By the way, I know that I'm not really qualified to write this post just yet, since I'm only half way through 'Eclipse' (the second to last one, for those of you lucky enough to be living under a rock for the past three years).  I just feel compelled to post about something, and this was all I could think of.  Plus, I know it's kind of a contentious thing... people either LOVE Twilight, or hate its guts.  At the moment, I have to confess to being a bit torn.    As I'm getting through the story, I have this major sense of impatience with Edward and his 'family' - though mostly Edward.  I mean, you love her, bite her... and damn the consequences, right?  I know he's all worried about Bella's soul and what-not, but the worry seems... unfounded.  Plus, I have to admit to being fully 'Team Jacob', but that might be because I'm a cold frog and the idea of having a nice warm werewolf to snuggle up to is pretty appealing. 

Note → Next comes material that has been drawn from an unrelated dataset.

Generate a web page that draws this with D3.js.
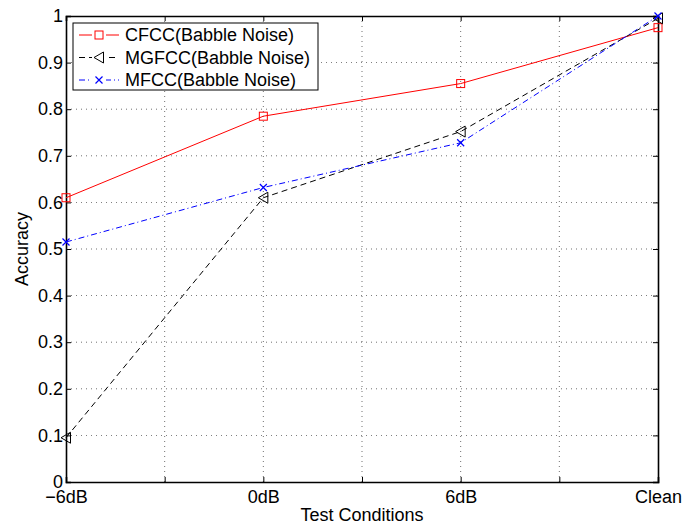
<!DOCTYPE html>
<html>
<head>
<meta charset="utf-8">
<script src="https://cdn.jsdelivr.net/npm/d3@7"></script>
<style>
  html, body { margin: 0; padding: 0; background: #fff; }
  svg { display: block; }
  text { font-family: "Liberation Sans", Arial, Helvetica, sans-serif; fill: #000; }
</style>
</head>
<body>
<svg id="chart" width="696" height="526"></svg>
<script>
// Test conditions along the x axis
const categories = ["\u22126dB", "0dB", "6dB", "Clean"];

// Accuracy per feature set
const cfcc  = [0.61, 0.785, 0.855, 0.975];
const mgfcc = [0.095, 0.61, 0.752, 0.995];
const mfcc  = [0.515, 0.632, 0.728, 1.0];

const seriesNames = ["CFCC(Babble Noise)", "MGFCC(Babble Noise)", "MFCC(Babble Noise)"];
const yTicks = [0, 0.1, 0.2, 0.3, 0.4, 0.5, 0.6, 0.7, 0.8, 0.9, 1];
const xTicks = [0, 0.5, 1, 1.5, 2, 2.5, 3];

const series = [
  { name: seriesNames[0], values: cfcc,  color: "#ff0000", dash: null,      marker: "square" },
  { name: seriesNames[1], values: mgfcc, color: "#000000", dash: "6,4",     marker: "triangle" },
  { name: seriesNames[2], values: mfcc,  color: "#0000ff", dash: "6,3,1,3", marker: "cross" }
];

const FS = "18px";
const svg = d3.select("#chart");
const m = { left: 66, right: 38, top: 16, bottom: 44 };
const W = 696, H = 526;
const pw = W - m.left - m.right, ph = H - m.top - m.bottom;

const x = d3.scaleLinear().domain([0, categories.length - 1]).range([0, pw]);
const y = d3.scaleLinear().domain([0, 1]).range([ph, 0]);

const g = svg.append("g").attr("transform", `translate(${m.left},${m.top})`);

// Dotted grid
g.append("g").selectAll("line").data(yTicks.filter(t => t > 0 && t < 1)).join("line")
  .attr("x1", 0).attr("x2", pw).attr("y1", d => y(d)).attr("y2", d => y(d))
  .attr("stroke", "#000").attr("stroke-width", 0.8).attr("stroke-dasharray", "1,4").attr("opacity", 0.7);
g.append("g").selectAll("line").data(xTicks.filter(t => t > 0 && t < 3)).join("line")
  .attr("y1", 0).attr("y2", ph).attr("x1", d => x(d)).attr("x2", d => x(d))
  .attr("stroke", "#000").attr("stroke-width", 0.8).attr("stroke-dasharray", "1,4").attr("opacity", 0.7);

// Axes with inward ticks on all four sides
const fmtX = d => Number.isInteger(d) ? categories[d] : "";
const axL = g.append("g").call(d3.axisLeft(y).tickValues(yTicks).tickSize(-5).tickPadding(3).tickFormat(d3.format("~g")));
const axR = g.append("g").attr("transform", `translate(${pw},0)`).call(d3.axisRight(y).tickValues(yTicks).tickSize(-5).tickFormat(""));
const axB = g.append("g").attr("transform", `translate(0,${ph})`).call(d3.axisBottom(x).tickValues(xTicks).tickSize(-5).tickPadding(8).tickFormat(fmtX));
const axT = g.append("g").call(d3.axisTop(x).tickValues(xTicks).tickSize(-5).tickFormat(""));
[axL, axR, axB, axT].forEach(a => {
  a.select(".domain").attr("stroke", "#000").attr("stroke-width", 1.6);
  a.selectAll(".tick line").attr("stroke", "#000").attr("stroke-width", 1);
  a.selectAll("text").style("font-size", FS).attr("font-family", "Liberation Sans, Arial, sans-serif");
});
axL.selectAll(".tick text").attr("dy", "0.32em");
axB.selectAll(".tick text").attr("dy", "0.72em");

// Axis titles
svg.append("text").attr("x", m.left + pw / 2).attr("y", 521).attr("text-anchor", "middle")
  .style("font-size", FS).text("Test Conditions");
svg.append("text").attr("transform", `translate(28,${m.top + ph / 2}) rotate(-90)`).attr("text-anchor", "middle")
  .style("font-size", FS).text("Accuracy");

function drawMarker(sel, type, color) {
  if (type === "square") {
    sel.append("rect").attr("x", -4).attr("y", -4).attr("width", 8).attr("height", 8)
      .attr("fill", "none").attr("stroke", color).attr("stroke-width", 1);
  } else if (type === "triangle") {
    sel.append("path").attr("d", "M-5,0L4.5,-5.5L4.5,5.5Z").attr("fill", "none").attr("stroke", color).attr("stroke-width", 1);
  } else {
    sel.append("path").attr("d", "M-3.5,-3.5L3.5,3.5M-3.5,3.5L3.5,-3.5").attr("stroke", color).attr("stroke-width", 1.2);
  }
}

const line = d3.line().x((d, i) => x(i)).y(d => y(d));
series.forEach(s => {
  g.append("path").datum(s.values).attr("d", line).attr("fill", "none")
    .attr("stroke", s.color).attr("stroke-width", 1).attr("stroke-dasharray", s.dash);
  s.values.forEach((v, i) => {
    const mk = g.append("g").attr("transform", `translate(${x(i)},${y(v)})`);
    drawMarker(mk, s.marker, s.color);
  });
});

// Legend
const lg = svg.append("g").attr("transform", "translate(73,23)");
lg.append("rect").attr("width", 245).attr("height", 67).attr("fill", "#fff").attr("stroke", "#000").attr("stroke-width", 1);
series.forEach((s, i) => {
  const yy = 12 + i * 22.5;
  lg.append("line").attr("x1", 6).attr("x2", 46).attr("y1", yy).attr("y2", yy)
    .attr("stroke", s.color).attr("stroke-width", 1).attr("stroke-dasharray", s.dash);
  const mk = lg.append("g").attr("transform", `translate(26,${yy})`);
  mk.append("rect").attr("x", -7).attr("y", -7).attr("width", 14).attr("height", 14).attr("fill", "#fff");
  drawMarker(mk, s.marker, s.color);
  lg.append("text").attr("x", 52).attr("y", yy).attr("dy", "0.36em").style("font-size", FS).text(s.name);
});
</script>
</body>
</html>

Thursday, October 08, 2009

Shake that (Library)Thing!

So, I've become a convert of LibraryThing.  This innocuous little Web 2.0 gadget is (for book-geeks such as myself) almost as bad as Facebook with the way it sucks up your time.  Let me give you a play-by-play.

First, you sign in.  Then you look at the pitiful amount of books that you have to your name, and the sheer gajillions that others have.  Your competitive instinct kicks in.  So you decide to add the books that you can remember off the top of your head, and since you're currently reading Christine by Stephen King (for lunchtime reading, I learnt the hard way, you don't read that shiz before you go to bed), you think to yourself, sweet, I'll add that.  Fifteen minutes goes by and you're still looking for the entry of Christine. You have searched for Christine, which brings up all the authors who have the first name Christine.  You search for Stephen King, and that brings up not only all of the books that Stephen King as we know and love him has written, but also the books by Stephen C. King (who writes books on management techniques) and Steven King.  Plus all the seemingly endless books that are about a King, the King James Bible, and everything else in the world except Christine.